Seandainya Hamilton lelah mendapatkan serangan-serangan dari pihak luar, mustahil dirinya bakal menyabet gelar juara dunia.
Bahkan, dengan gelar ini Hamilton berhak mendapat hadiah sebesar 100 juta pound. Melebihi yang didapat David Beckham, 31 juta pound dan pegolf ternama Tiger Woods yang tahun ini menuai penghasilan 72 juta pound. Fantastis.
Satu rekor lagi yang ditorehkan pembalap McLaren ini adalah prestasinya sebagai juara dunia F1 termuda sepanjang sejarah. Dengan gelar terhormat di tangannya dalam usia 23 tahun 300 hari, Hamilton menumbangkan rekor juara dunia F1 paling muda yang sebelumnya dicetak Fernando Alonso pada 2005 pada usia 24 tahun 58 hari.
Torehan-torehan prestasi ini menunjukkan bahwa kerja keras, kekuatan mental, dan dukungan moril dari tim serta keluarga (juga pacarnya, Nicole Scherzinger) membuahkan hasil optimal. Tanpa itu semua Hamilton belum tentu berhasil, namun yang paling utama adalah sikap optimis yang telah melekat begitu kuat dalam diri Hamilton. Inilah yang membentuk karakter kokoh Hamilton.
So, pembaca rasanya caracter building ini juga terdapat pada diri kita masing-masing, hanya masalahnya bagaimana kita dapat menyulut dan mengoptimalkan setiap saat. Agar ”gaya” Hamilton ini mencuat, kita perlu banyak belajar darinya. Ada dua hal menarik dari Hamilton, pertama menghargai kemampuan orang lain (lawan-lawan) dan kedua jiwa optimis yang tinggi. Untuk kita, pelajaran pertamanya adalah selalu positive thinking dan kedua miliki visi yang jelas.
Karena keduanya dapat memotivasi seseorang untuk berprestasi. Motivasi akan muncul oleh karena dua sebab yakni penghargaan dan tekanan. Tetapi uniknya Hamilton bisa jadi termotivasi olah keduanya.

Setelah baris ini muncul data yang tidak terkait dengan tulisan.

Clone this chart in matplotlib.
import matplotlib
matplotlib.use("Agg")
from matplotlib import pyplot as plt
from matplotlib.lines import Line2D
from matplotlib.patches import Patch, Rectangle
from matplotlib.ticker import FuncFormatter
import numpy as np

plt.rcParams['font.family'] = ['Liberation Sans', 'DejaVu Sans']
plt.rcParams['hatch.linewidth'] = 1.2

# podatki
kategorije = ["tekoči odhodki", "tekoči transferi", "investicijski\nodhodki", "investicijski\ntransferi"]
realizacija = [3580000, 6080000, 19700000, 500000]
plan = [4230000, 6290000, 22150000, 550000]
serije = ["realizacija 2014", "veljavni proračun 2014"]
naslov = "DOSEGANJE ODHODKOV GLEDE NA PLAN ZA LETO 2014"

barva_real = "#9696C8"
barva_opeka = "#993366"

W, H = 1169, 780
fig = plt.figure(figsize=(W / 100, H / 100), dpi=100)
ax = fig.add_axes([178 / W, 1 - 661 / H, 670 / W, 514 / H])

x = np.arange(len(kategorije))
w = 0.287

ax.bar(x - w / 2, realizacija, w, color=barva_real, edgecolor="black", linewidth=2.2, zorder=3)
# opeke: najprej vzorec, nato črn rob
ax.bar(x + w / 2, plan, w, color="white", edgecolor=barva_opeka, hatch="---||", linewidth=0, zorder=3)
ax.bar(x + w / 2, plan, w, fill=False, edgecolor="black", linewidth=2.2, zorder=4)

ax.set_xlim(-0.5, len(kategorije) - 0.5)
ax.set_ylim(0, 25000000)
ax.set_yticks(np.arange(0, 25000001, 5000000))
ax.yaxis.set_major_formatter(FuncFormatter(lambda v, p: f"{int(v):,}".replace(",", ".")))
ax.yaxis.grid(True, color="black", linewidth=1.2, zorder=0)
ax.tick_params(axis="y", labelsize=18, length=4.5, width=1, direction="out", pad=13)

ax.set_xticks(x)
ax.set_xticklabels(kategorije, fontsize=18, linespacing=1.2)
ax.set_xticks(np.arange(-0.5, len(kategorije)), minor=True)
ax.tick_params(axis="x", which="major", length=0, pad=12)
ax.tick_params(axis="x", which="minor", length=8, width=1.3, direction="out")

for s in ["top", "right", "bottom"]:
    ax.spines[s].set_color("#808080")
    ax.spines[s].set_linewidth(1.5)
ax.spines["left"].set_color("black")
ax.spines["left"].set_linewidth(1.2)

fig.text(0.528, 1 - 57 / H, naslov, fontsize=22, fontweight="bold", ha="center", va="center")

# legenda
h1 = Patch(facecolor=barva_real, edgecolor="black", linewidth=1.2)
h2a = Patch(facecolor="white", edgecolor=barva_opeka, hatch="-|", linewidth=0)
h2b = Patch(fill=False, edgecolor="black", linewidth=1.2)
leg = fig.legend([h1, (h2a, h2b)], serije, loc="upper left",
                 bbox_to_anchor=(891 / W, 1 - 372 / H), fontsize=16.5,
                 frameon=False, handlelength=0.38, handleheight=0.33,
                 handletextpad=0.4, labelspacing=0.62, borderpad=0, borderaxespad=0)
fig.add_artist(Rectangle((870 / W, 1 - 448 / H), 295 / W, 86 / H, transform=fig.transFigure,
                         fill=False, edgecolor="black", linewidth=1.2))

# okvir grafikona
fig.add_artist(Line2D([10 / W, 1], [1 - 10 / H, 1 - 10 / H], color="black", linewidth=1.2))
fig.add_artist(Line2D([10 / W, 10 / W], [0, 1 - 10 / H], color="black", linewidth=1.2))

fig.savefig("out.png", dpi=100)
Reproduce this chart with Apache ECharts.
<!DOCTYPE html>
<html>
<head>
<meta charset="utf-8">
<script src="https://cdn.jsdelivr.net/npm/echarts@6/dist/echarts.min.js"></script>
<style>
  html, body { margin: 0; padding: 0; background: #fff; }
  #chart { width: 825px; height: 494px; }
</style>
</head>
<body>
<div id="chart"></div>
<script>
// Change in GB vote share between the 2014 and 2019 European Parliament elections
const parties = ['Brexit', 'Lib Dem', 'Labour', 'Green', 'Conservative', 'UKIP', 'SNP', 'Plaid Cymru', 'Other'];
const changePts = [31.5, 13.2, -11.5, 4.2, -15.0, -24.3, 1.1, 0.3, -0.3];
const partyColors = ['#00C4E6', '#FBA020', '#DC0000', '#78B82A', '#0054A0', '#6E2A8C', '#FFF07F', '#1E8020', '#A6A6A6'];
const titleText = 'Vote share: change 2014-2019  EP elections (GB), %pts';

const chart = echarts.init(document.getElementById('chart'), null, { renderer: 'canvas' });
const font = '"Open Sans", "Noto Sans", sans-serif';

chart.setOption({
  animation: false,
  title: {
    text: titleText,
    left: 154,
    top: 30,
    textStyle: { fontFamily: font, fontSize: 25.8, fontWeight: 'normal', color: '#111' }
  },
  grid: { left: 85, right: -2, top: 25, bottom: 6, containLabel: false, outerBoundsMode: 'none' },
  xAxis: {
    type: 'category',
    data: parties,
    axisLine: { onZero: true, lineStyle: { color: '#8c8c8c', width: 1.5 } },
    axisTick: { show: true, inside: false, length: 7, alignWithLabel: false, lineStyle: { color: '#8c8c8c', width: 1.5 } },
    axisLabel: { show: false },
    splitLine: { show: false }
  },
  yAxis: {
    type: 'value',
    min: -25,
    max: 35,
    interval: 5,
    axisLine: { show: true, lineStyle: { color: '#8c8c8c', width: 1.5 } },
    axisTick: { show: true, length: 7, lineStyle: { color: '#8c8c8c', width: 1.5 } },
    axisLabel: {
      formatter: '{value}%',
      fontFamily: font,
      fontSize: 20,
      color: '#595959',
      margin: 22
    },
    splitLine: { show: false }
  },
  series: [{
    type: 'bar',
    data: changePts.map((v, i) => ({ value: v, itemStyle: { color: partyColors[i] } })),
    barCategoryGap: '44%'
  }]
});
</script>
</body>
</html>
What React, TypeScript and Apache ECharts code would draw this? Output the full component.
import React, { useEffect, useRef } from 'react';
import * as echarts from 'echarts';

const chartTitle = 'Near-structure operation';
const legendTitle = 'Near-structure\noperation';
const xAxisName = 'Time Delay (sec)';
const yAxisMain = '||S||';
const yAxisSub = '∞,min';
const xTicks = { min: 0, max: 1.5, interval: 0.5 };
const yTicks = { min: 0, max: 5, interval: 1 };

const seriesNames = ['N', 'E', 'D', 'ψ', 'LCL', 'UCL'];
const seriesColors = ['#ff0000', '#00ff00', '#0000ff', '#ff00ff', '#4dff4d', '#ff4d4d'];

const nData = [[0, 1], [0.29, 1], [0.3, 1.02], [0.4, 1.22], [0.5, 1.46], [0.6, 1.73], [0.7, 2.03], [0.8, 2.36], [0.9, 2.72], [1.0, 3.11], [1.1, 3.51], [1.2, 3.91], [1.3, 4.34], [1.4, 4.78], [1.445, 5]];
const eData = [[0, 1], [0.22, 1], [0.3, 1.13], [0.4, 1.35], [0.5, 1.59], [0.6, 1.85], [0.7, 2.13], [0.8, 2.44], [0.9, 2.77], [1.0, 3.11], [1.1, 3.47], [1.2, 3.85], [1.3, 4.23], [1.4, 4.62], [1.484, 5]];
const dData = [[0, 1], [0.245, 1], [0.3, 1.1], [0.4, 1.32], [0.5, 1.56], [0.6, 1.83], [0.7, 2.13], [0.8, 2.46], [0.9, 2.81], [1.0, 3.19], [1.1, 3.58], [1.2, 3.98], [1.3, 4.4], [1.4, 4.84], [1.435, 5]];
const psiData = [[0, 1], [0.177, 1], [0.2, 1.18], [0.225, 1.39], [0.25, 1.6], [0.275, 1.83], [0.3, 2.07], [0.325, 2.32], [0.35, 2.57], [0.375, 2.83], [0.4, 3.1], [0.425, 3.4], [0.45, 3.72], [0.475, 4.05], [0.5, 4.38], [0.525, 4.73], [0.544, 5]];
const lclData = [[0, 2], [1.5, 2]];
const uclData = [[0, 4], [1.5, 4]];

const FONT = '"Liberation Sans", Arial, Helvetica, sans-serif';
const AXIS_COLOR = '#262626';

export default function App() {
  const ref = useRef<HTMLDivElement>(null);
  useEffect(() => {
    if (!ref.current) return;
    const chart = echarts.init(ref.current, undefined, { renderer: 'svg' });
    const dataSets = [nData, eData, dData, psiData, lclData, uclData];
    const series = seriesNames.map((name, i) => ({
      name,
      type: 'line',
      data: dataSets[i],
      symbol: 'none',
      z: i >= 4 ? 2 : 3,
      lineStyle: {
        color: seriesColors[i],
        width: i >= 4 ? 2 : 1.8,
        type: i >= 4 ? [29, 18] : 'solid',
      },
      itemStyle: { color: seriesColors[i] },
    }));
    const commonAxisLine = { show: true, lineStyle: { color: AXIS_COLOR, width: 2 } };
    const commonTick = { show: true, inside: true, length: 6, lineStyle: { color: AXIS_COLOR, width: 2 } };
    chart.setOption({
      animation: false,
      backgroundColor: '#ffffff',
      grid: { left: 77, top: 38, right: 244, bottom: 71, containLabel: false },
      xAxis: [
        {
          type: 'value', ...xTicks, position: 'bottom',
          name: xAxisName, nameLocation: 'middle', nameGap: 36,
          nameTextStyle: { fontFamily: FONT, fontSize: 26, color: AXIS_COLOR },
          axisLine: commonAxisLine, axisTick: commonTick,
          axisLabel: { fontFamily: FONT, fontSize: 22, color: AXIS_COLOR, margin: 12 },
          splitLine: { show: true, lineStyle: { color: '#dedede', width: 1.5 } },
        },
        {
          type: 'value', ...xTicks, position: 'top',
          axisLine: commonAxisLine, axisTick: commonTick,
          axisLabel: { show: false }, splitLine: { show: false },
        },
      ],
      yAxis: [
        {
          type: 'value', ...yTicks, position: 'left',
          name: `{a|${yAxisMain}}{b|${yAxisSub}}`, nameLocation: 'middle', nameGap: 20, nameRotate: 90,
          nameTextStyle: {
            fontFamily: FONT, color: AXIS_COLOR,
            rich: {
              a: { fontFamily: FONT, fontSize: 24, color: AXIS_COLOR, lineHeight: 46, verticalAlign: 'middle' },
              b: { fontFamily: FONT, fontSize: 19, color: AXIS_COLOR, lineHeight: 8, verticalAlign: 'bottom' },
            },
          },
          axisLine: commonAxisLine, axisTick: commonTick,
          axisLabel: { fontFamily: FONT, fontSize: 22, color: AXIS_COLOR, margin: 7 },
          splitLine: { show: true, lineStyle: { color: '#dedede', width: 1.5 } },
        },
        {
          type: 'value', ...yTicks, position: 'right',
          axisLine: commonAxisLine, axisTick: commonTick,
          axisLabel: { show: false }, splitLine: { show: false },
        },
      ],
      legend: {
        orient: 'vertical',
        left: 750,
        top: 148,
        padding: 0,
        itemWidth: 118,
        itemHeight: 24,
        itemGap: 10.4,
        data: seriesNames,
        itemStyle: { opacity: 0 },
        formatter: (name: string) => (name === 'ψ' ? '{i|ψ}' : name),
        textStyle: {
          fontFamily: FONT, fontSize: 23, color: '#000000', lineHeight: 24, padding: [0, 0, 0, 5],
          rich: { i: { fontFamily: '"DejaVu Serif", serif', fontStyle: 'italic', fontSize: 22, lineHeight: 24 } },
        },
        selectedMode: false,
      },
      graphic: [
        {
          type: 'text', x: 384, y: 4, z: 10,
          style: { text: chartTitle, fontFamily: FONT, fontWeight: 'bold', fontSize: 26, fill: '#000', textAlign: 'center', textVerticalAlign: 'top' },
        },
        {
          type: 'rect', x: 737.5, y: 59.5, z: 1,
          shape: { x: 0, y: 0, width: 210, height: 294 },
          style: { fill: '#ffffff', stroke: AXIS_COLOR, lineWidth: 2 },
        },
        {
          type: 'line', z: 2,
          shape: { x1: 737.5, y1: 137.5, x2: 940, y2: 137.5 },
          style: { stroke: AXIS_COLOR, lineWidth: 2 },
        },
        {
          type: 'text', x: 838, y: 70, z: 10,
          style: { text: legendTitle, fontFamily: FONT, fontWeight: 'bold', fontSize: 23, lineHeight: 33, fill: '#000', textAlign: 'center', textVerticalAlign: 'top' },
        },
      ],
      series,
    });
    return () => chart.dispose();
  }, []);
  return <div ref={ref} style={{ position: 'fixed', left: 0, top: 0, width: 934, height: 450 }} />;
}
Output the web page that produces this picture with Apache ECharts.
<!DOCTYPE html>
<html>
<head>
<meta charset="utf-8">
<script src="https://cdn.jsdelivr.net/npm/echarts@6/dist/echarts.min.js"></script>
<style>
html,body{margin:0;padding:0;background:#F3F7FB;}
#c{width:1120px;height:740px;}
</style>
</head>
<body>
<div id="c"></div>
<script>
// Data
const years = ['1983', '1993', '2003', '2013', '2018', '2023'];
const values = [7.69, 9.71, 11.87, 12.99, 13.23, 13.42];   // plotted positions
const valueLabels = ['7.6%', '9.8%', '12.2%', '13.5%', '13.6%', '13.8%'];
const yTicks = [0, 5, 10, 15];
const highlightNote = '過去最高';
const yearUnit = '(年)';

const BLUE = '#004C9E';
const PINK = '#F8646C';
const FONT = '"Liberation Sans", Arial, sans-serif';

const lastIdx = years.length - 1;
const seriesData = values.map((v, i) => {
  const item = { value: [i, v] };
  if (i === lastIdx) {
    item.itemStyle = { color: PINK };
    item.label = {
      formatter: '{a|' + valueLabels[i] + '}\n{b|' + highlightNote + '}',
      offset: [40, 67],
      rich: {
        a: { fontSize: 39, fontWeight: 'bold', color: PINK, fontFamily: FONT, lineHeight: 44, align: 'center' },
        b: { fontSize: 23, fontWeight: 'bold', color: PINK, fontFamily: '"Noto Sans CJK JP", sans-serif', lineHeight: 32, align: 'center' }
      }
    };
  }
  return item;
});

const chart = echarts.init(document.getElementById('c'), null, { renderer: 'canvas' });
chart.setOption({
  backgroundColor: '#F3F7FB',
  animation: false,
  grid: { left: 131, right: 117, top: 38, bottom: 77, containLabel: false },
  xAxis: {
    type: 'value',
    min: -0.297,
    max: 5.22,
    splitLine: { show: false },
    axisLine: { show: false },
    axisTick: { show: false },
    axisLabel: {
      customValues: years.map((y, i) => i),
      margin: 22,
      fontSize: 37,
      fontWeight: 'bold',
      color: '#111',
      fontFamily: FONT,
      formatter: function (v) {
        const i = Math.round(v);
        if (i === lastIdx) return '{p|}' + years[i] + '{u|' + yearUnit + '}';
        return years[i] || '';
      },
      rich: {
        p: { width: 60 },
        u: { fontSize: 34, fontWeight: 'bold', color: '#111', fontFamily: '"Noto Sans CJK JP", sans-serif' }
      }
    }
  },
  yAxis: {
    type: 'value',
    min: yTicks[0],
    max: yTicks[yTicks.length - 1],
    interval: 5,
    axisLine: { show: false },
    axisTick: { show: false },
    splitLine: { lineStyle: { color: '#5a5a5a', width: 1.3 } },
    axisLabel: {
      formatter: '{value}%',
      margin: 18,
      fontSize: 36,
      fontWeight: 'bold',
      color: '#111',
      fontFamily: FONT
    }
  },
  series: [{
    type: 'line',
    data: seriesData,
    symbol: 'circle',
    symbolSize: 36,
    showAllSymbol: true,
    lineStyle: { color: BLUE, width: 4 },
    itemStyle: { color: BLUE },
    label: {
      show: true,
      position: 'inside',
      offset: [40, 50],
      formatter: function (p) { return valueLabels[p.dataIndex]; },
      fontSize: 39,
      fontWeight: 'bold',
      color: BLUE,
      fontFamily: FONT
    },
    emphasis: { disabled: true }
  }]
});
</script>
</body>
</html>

Itulah pelajaran yang saya peroleh dari juara dunia F1 termuda sepanjang masa. Selamat Hamilton!
Lalu, siapakah juara dunia F1 2009? Masih Hamiltonkah? Atau lima pesaing beratnya, Massa, Raikkonen, Alonso, Kubica, dan Kovalainen? Atau justru anak ajaib dari Jerman, Sebastien Vettel? Nopember 2009 pasti terjawab.